▶ Excerpt from a dataset:
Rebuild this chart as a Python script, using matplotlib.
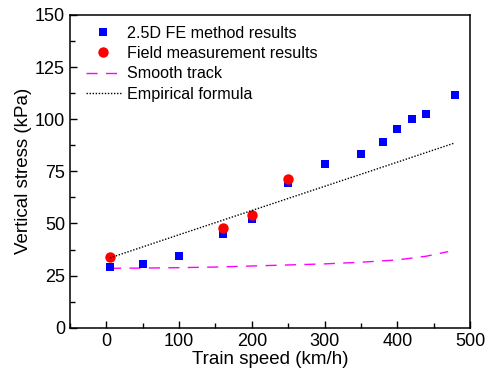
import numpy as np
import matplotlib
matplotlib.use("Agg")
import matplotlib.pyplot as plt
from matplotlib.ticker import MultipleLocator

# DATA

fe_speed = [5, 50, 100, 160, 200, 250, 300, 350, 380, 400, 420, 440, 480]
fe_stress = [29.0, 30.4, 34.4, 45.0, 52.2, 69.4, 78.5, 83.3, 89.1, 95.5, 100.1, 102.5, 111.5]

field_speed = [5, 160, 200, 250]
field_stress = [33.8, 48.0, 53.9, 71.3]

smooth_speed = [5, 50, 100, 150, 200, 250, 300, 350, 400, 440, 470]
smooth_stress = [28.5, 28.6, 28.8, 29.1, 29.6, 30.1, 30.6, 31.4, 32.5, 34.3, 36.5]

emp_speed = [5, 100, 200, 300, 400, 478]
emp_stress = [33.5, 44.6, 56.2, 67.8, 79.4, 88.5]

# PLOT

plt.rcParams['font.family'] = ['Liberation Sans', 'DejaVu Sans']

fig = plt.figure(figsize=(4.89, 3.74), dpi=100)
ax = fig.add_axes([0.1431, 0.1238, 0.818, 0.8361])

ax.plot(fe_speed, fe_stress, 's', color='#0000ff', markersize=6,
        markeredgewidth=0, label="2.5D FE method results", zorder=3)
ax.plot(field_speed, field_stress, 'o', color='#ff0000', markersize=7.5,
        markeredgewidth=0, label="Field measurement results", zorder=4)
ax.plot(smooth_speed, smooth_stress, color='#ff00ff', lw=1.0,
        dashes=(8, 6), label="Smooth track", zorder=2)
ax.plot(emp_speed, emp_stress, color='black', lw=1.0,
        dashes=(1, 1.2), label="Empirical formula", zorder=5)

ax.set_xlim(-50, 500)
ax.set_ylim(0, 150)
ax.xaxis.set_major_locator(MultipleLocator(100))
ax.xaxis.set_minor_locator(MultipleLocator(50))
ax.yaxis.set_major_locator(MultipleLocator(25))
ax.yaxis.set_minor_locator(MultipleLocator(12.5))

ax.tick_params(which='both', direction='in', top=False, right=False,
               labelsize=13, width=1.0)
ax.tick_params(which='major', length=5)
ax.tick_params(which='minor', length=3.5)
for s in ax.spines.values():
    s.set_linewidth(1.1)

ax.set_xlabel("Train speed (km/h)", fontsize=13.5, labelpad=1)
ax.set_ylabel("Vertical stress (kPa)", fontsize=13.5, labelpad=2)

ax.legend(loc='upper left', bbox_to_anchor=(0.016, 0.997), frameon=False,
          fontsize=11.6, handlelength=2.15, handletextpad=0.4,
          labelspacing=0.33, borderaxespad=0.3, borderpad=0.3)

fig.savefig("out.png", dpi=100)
* * *
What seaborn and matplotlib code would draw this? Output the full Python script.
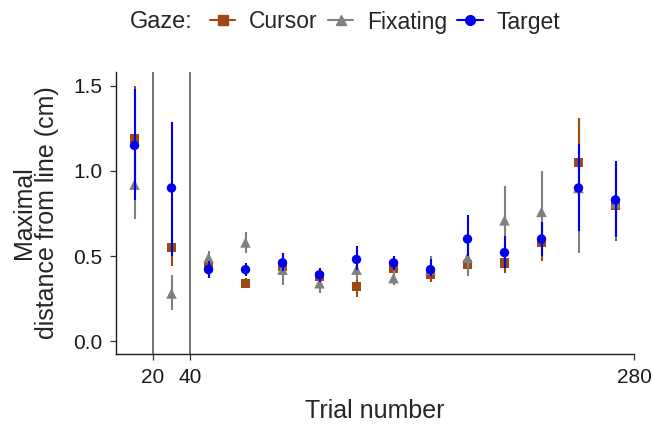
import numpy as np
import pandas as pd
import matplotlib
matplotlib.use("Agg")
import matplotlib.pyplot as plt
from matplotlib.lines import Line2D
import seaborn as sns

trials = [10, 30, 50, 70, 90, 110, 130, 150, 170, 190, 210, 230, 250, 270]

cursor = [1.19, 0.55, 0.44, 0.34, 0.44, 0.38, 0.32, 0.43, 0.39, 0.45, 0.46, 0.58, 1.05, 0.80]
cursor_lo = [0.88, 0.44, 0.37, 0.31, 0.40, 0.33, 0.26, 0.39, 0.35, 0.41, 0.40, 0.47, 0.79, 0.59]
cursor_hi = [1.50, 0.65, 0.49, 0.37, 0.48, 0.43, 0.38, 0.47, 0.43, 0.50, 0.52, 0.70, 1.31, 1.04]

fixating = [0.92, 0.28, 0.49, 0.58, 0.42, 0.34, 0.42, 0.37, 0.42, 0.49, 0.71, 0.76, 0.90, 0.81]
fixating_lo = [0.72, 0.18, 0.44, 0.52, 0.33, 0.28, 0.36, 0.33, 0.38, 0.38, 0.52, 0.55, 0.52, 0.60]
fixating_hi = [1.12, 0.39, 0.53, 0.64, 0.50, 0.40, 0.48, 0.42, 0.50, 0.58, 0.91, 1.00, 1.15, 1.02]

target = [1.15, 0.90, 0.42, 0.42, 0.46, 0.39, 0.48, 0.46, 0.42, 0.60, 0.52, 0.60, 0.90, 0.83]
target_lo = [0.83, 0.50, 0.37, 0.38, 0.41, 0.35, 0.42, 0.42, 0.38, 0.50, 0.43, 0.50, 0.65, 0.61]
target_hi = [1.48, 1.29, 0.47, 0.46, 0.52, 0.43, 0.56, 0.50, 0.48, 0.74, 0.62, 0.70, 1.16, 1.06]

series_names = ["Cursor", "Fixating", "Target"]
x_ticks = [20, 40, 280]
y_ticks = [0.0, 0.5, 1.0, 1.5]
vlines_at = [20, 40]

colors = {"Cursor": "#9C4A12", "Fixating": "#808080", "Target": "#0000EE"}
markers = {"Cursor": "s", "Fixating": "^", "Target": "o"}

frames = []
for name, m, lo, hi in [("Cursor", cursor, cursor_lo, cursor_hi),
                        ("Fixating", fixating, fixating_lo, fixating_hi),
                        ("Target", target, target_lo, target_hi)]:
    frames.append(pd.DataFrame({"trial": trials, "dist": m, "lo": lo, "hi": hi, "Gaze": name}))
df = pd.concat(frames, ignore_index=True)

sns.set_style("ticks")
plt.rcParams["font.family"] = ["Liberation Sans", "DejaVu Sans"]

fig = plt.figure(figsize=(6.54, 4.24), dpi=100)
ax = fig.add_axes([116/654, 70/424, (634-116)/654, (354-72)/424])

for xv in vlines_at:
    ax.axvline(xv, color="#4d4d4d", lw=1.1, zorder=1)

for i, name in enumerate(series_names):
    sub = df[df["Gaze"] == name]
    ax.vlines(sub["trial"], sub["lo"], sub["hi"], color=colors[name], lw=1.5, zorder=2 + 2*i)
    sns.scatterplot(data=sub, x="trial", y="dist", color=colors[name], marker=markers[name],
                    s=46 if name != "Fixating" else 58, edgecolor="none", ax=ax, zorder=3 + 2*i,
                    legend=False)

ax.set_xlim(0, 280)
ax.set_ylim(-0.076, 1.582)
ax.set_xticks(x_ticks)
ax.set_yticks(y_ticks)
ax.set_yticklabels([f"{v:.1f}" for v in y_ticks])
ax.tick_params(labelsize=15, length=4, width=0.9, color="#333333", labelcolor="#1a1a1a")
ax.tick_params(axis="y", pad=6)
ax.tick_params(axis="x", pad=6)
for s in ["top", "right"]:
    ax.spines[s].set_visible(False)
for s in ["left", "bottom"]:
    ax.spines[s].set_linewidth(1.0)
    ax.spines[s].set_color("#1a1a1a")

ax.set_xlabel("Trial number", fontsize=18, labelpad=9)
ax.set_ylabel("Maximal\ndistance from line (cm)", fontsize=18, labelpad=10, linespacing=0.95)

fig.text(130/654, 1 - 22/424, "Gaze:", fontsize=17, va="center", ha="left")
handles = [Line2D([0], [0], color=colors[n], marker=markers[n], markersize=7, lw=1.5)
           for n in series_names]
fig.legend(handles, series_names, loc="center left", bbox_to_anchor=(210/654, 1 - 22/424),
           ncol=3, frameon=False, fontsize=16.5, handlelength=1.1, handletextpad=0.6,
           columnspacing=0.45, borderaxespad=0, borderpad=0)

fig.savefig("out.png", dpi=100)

▶ Problem to solve: Taking the entries above, extract every line from the one bearing "Rebuild this chart" through the one bearing "100.1, 102.5, 111.5]", exactly, with no pictures.

▶ Correct output:
Rebuild this chart as a Python script, using matplotlib.
import numpy as np
import matplotlib
matplotlib.use("Agg")
import matplotlib.pyplot as plt
from matplotlib.ticker import MultipleLocator

# DATA

fe_speed = [5, 50, 100, 160, 200, 250, 300, 350, 380, 400, 420, 440, 480]
fe_stress = [29.0, 30.4, 34.4, 45.0, 52.2, 69.4, 78.5, 83.3, 89.1, 95.5, 100.1, 102.5, 111.5]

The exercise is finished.